LoveSpell, $5.99, ISBN 0-505-52499-6
Sci-fi Romance, 2002
I’ve been puzzling over what Wal-Mart found so offensive about Contact that they demanded a rewrite from Susan Grant. No, the hero is not affiliated to the Talibans, and nobody walk into the sunset with the Taliban national anthem playing in the background. The only crime this book can be accused of – and that’s stretching it, actually – is its discrimination against albinos by portraying them as nasty intergalactic grandkids of, I don’t know, maybe Saddam Hussein.
Because Contact, in my opinion, is a fine story. It’s what I wish more science-fiction/fantasy romances will take after. Sure, it has its shares of flaws, but it entertains superbly without slapping me in the face with annoying issues like virginity, purity, and weak helpless mind-reading heroines.
A freak storm that causes time/continuum thingies to bend sends the 747 which our heroine Jordan Cady is First Officer of to be sucked up by a giant spacecraft.

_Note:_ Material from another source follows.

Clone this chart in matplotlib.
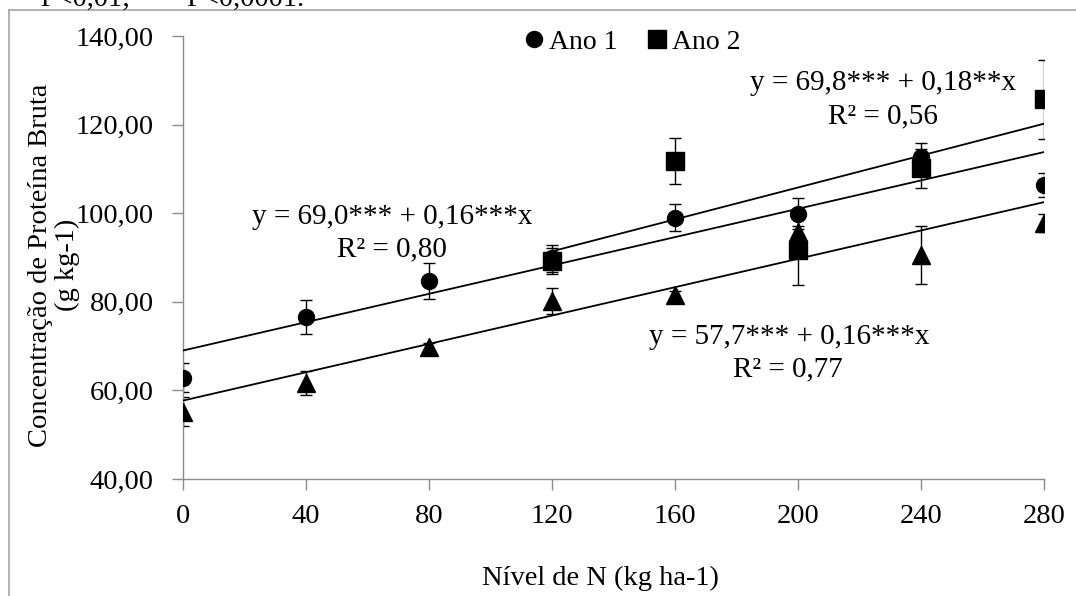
import numpy as np
import matplotlib.pyplot as plt
from matplotlib.lines import Line2D

# data
niveis = [0, 40, 80, 120, 160, 200, 240, 280]
ano1 = [62.9, 76.6, 84.7, 89.8, 99.0, 99.9, 112.7, 106.4]
ano1_err = [3.2, 3.8, 4.1, 3.1, 3.1, 3.5, 3.2, 2.7]
niveis_ano2 = [120, 160, 200, 240, 280]
ano2 = [89.2, 111.8, 91.7, 110.1, 125.7]
ano2_err = [2.9, 5.2, 7.9, 4.5, 8.9]
media = [55.2, 61.6, 69.8, 80.2, 81.5, 95.8, 90.5, 97.8]
media_err = [3.2, 2.7, 0.9, 3.0, 0.9, 1.3, 6.5, 2.1]

# regression coefficients (intercept, slope)
reg_ano1 = (69.0, 0.16)
reg_ano2 = (69.8, 0.18)
reg_media = (57.7, 0.16)

yticks = [40, 60, 80, 100, 120, 140]
xticks = [0, 40, 80, 120, 160, 200, 240, 280]

plt.rcParams['font.family'] = ['Liberation Serif', 'DejaVu Serif']
plt.rcParams['font.size'] = 20.5

W, H = 1076, 596
fig = plt.figure(figsize=(W / 100, H / 100), dpi=100)
ax = fig.add_axes([183 / W, 1 - 479 / H, (1044 - 183) / W, (479 - 36) / H])

ebkw = dict(fmt='none', ecolor='black', elinewidth=1.0, capsize=4.5, capthick=1.0, zorder=2)
ax.errorbar(niveis, media, yerr=media_err, **ebkw)
ax.errorbar(niveis, ano1, yerr=ano1_err, **ebkw)
ax.errorbar(niveis_ano2, ano2, yerr=ano2_err, **ebkw)

# trend lines
xl = np.array([0, 280])
ax.plot(xl, reg_ano1[0] + reg_ano1[1] * xl, color='black', lw=1.3, zorder=3)
ax.plot(xl, reg_media[0] + reg_media[1] * xl, color='black', lw=1.3, zorder=3)
xl2 = np.array([120, 280])
ax.plot(xl2, reg_ano2[0] + reg_ano2[1] * xl2, color='black', lw=1.3, zorder=3)

ax.plot(niveis, media, '^', color='black', ms=13, ls='none', zorder=4)
ax.plot(niveis, ano1, 'o', color='black', ms=11.5, ls='none', zorder=4)
ax.plot(niveis_ano2, ano2, 's', color='black', ms=12.5, ls='none', zorder=5)

ax.set_xlim(0, 280)
ax.set_ylim(40, 140)
ax.set_xticks(xticks)
ax.set_yticks(yticks)
ax.set_yticklabels([f'{v:.2f}'.replace('.', ',') for v in yticks])

for s in ['top', 'right']:
    ax.spines[s].set_visible(False)
for s in ['left', 'bottom']:
    ax.spines[s].set_color('#8c8c8c')
    ax.spines[s].set_linewidth(1.0)
ax.tick_params(axis='both', direction='out', length=8, width=1.0, color='#8c8c8c')
ax.tick_params(axis='y', pad=13)
ax.tick_params(axis='x', pad=10)

# equations
eq = dict(transform=fig.transFigure, ha='center', va='center', fontsize=21)
ax.text(392 / W, 1 - 217 / H, 'y = 69,0*** + 0,16***x', **eq)
ax.text(392 / W, 1 - 249 / H, 'R² = 0,80', **eq)
ax.text(883 / W, 1 - 83 / H, 'y = 69,8*** + 0,18**x', **eq)
ax.text(883 / W, 1 - 116 / H, 'R² = 0,56', **eq)
ax.text(789 / W, 1 - 337 / H, 'y = 57,7*** + 0,16***x', **eq)
ax.text(788 / W, 1 - 369 / H, 'R² = 0,77', **eq)

# legend
handles = [Line2D([], [], marker='o', color='black', ls='none', ms=11.5),
           Line2D([], [], marker='s', color='black', ls='none', ms=12.5)]
fig.legend(handles, ['Ano 1', 'Ano 2'], loc='center', bbox_to_anchor=(633 / W, 1 - 42 / H),
           ncol=2, frameon=False, handlelength=0.6, handletextpad=0.25, columnspacing=1.1,
           borderpad=0, fontsize=20)

fig.text(54 / W, 1 - 265 / H, 'Concentração de Proteína Bruta\n(g kg-1)', rotation=90,
         ha='center', va='center', multialignment='center', linespacing=1.05)
fig.text(600 / W, 1 - 578 / H, 'Nível de N (kg ha-1)', ha='center', va='center')

# cut-off note from the page above the chart
fig.text(5 / W, 1 - 6 / H, '** P<0,01; *** P<0,0001.', ha='left', va='baseline')

# outer chart frame
fig.add_artist(Line2D([9 / W, 1], [1 - 10 / H, 1 - 10 / H], color='#a6a6a6', lw=1.2,
                      transform=fig.transFigure))
fig.add_artist(Line2D([9 / W, 9 / W], [0, 1 - 10 / H], color='#a6a6a6', lw=1.2,
                      transform=fig.transFigure))

fig.savefig('out.png', dpi=100)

Oops, the captain’s heart gave in and Jordan finds herself the new Captain of 293 terrified passengers and crew. What is a tough lady to do? Rally the troops, that’s what, and stand tough against the enemy. Instead of punishing Susan Grant, Dumb*Nuts should be calling up the airline folks to give this author a medal, because if all airline crew are as capable as Jordan, even Bruce Willis will be inspired to fly again. Jordan is one tough cookie, and even as she wants to go home and see her daughter again, she will be tough for the people around her, and damn right she does!
The guys in the aircraft are actually human beings from a faraway planet who don’t mean them any harm. Kào Vantaar-Moray is our hero and he ends up playing the intermediary between Jordan and her folks and his own people. They have some bad news for Jordan: Earth is destroyed and Jordan and the rest of the 747 are the only Earthlings left. As Jordan and the rest of the Earthlings try to settle down and understand their new surroundings, things get complicated when nasty people try to undermine the aliens’ Alliance from within. In the midst of it all, Kào and Jordan learns that in space, there are many fun ways to say “Let’s do the nasty, baby!”
Susan Grant delivers a very nice, well-paced story here. The science fiction elements aren’t too deep, but more than enough to prevent the setting from being mere wallpaper. Some fantasy romances are so vague and wishy-washy that I have a hard time escaping into the author’s world, but not so here. It really feels like traveling among the stars here. There’s excitement, there’s danger, and there’s the whole sense of loss, bewilderment, and finally, unity in danger among the 747s, all nicely done here.
The passion thing is another story though. Jordan is one tough babe – readers tired of mind-reading wailing virginal healers of dingbattiness that swamp the fantasy romance genre, all bow down to Susan Grant – and Kào isn’t too bad as the tormented hero who has no idea just how much he could actually feel for the others around him. But the author chooses to make these people find love too easily, I find, and I find it rather difficult to believe that instantaneous attraction can happen in a premise such as the one in Contact. But because this story is so fun, I am willing to go along for the ride.
There are some things I find implausible – for example, how could anyone miscalculate Earth’s coordinates and then not double-check like that? Even a religion requires a prophet and several generations of faithful writing (or garbling, depending on the way you believe things) and preaching before it becomes enshrined, and that’s one planet. We’re talking about an alliance of several planets here, and it’s rather implausible that everybody in several planets will believe the words of a great hero and leave it at that.
Anyway, who cares? Contact tells a good story, it is well-written and there is brainpower at work here. Wal-Mart may be too dumb to know a good story if it bitch smacks them in the face, but this one is actually a nice, fun, and very good story that inspires for all the right reason.